Que répondez-vous à l’argument selon lequel une entreprise et ses travailleurs doivent se concentrer sur leur propre survie, même si cela passe par une réduction des dépenses de SST?

Nous voulons dire que ce type d’approche s’accompagnera certainement d’un effet boomerang à l’avenir. S’il est vrai que les pays doivent se concentrer actuellement sur la restauration d’une productivité durable et de l’équité, ils doivent le faire dans le total respect des normes du travail, y compris celles qui ont trait à la santé et à la sécurité au travail. Ce n’est qu’ainsi que l’on pourra garantir aux populations des vies socialement et économiquement productives. La viabilité à long terme des entreprises dépend de plus en plus non seulement de leur productivité, mais aussi de la satisfaction des obligations légales et des aspirations sociales qui vont de pair avec leur rôle d’entreprises citoyennes dans la communauté locale et internationale. Cela apparaît évident dans le contexte de la crise financière actuelle.

Quel est le message de l’OIT en ce qui concerne la SST en ces temps de difficultés économiques?

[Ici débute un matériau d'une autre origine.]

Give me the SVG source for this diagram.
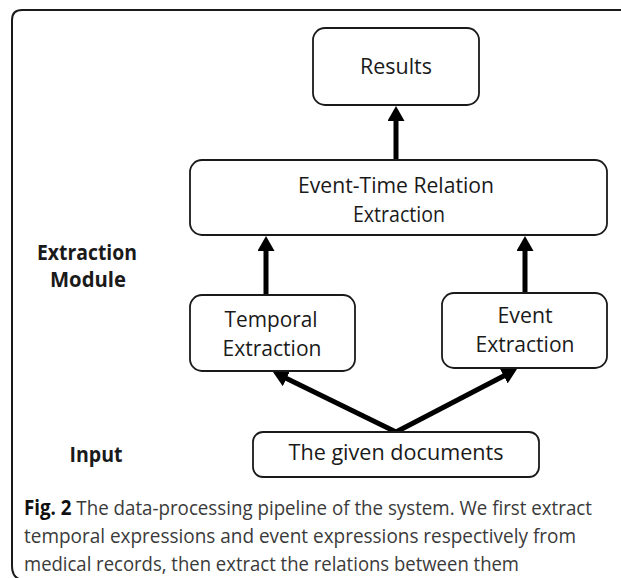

Notre message, c’est que tout le monde a le droit à un environnement de travail sûr et salubre. C’est ce que dit l’Agenda de l’OIT pour le travail décent et ce en quoi nous croyons profondément. C’est particulièrement vrai en période de crise. La protection sociale doit être préservée pour les millions de personnes qui ont perdu leur emploi, sont sur le point de le perdre ou le perdront à l’avenir. La protection sociale doit aussi être maintenue pour ceux qui travaillent en équipes temporaires ou font des heures supplémentaires pour compenser la réduction des effectifs ou la hausse de la charge de travail. Cette crise ne devrait pas être une excuse pour diminuer la qualité des conditions de travail, mais une chance de les promouvoir.